Brown Approves California’s First Off-Reservation Indian Casinos
In a major decision that could create far-reaching changes for Indian gaming in California, Gov. Jerry Brown agreed August 31 with federal authorities to allow two tribes to build large casinos on sites outside their reservations.
“While I am reluctant to allow the expansion of gaming on land currently ineligible for it, I concur in your determination,” Brown wrote federal officials who had previously approved the tribes’ proposed gambling facilities.
The North Fork Rancheria of Mono Indians in Mariposa County and the Enterprise Rancheria of Maidu Indians in Butte County are the first California tribes allowed to operate casinos not located on their tribal lands.
Granting them that privilege could lead to future Indian casinos sited closer to urban areas.
Last year, the U.S. Department of Interior approved the request of the 1,800-member North Fork Rancheria and the 800-member Enterprise Rancheria to construct off-reservation casinos.
North Fork wants to build a 2,500-slot, 200-room hotel near Madera. Enterprise proposes a 1,700-slot and 170-room hotel near Oroville.
“The federal administrative process giving rise to your determination was extremely thorough. The process lasted more than ten years, included numerous hearings, considered hundreds of comments and generated thousands of pages of administrative records,” Brown wrote in an August 30 letter to Department of Interior Secretary Ken Salazar in approving the Enterprise Rancheria request.
“A large tribal population will directly benefit from the gaming facility. The Enterprise Tribe is made up of more than 800 native Californians who face serious economic hardship.”
The Democratic governor sent a similar letter to Salazar approving the North Fork proposal.
Tribes who have already built and operate casinos on their own lands oppose Brown’s actions.
“This completely changes the face of California tribal gaming,’ said David Quintana, a tribal lobbyist.
“Now that (the governor) has done this it will be about investors finding tribes and cities that are financially strapped and cutting deals because that’s exactly what happened in Madera.”
Madera County Supervisors voted in January to back the North Fork Rancheria’s casino, which would be located in that county at Highway 99 and Avenue 17.
The project will create 4,250 jobs — 1,500 of them permanent – the North Fork Rancheria says.

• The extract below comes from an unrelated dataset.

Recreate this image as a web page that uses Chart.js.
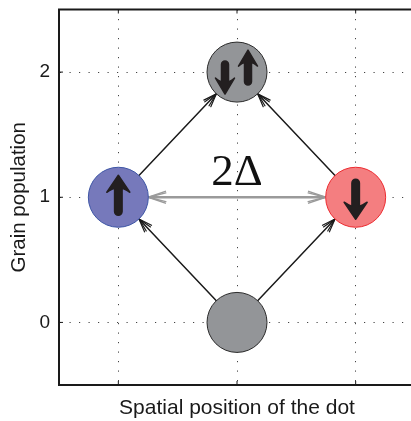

In addition, the project will generate more than $100 million for the city and county of Madera over 20 years, backers say.
The federal Indian Gaming Regulatory Act of 1988 allows tribes to build casinos on reservations that existed prior to Oct. 17, 1988 but not on lands taken into trust after that date.
However, the Secretary of Interior can grant exemptions if the off-reservation site is deemed to be in the tribe’s best interest and doesn’t hurt the surrounding community.
Enterprise’s Oroville site is roughly 50 miles from their reservation. North Fork’s Madera location is 40 miles from their lands near Yosemite.
In announcing his decision Brown said:
“The compact includes provisions to protect employees and patrons as well as measures to protect the environment during the construction and operation of gaming facilities. It also funds programs in local communities to mitigate the effect of gaming activities and address gambling addiction.”
Quintana cautioned that both facilities would face state environmental quality act challenges.
“If you have a five spot don’t plan on dropping it in any of these casinos any time soon,” Quintana said. “We believe they completely skirted the California Environmental Quality Act and there will be a lot of extended litigation on the issue.”